TASK DESCRIPTION:
Quote every line from the top of the listing down to and including the line that contains "base_value = 30".

COLLECTED MATERIAL:
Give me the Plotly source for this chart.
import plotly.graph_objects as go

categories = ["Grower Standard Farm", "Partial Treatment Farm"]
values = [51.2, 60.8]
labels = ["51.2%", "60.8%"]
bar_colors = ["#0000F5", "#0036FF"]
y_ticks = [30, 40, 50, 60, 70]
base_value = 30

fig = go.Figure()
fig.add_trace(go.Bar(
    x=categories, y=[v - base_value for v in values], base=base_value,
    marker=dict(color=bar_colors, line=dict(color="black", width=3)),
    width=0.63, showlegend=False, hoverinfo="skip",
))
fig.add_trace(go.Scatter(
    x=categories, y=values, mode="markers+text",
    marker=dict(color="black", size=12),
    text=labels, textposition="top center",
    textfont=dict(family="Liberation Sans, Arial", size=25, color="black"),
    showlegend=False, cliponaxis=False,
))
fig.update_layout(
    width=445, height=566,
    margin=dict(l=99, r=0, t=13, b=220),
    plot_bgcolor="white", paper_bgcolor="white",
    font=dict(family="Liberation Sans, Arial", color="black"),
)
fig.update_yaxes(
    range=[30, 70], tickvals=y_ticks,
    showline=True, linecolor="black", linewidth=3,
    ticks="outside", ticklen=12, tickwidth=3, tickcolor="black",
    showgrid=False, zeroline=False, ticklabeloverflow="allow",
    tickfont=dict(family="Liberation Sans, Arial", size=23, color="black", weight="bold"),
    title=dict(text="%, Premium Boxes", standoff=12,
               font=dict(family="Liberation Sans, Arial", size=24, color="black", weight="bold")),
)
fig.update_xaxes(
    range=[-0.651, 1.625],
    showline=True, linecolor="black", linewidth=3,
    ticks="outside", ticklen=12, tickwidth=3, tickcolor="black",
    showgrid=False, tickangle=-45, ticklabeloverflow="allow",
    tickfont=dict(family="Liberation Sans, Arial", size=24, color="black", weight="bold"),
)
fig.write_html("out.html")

TASK OUTPUT:
Give me the Plotly source for this chart.
import plotly.graph_objects as go

categories = ["Grower Standard Farm", "Partial Treatment Farm"]
values = [51.2, 60.8]
labels = ["51.2%", "60.8%"]
bar_colors = ["#0000F5", "#0036FF"]
y_ticks = [30, 40, 50, 60, 70]
base_value = 30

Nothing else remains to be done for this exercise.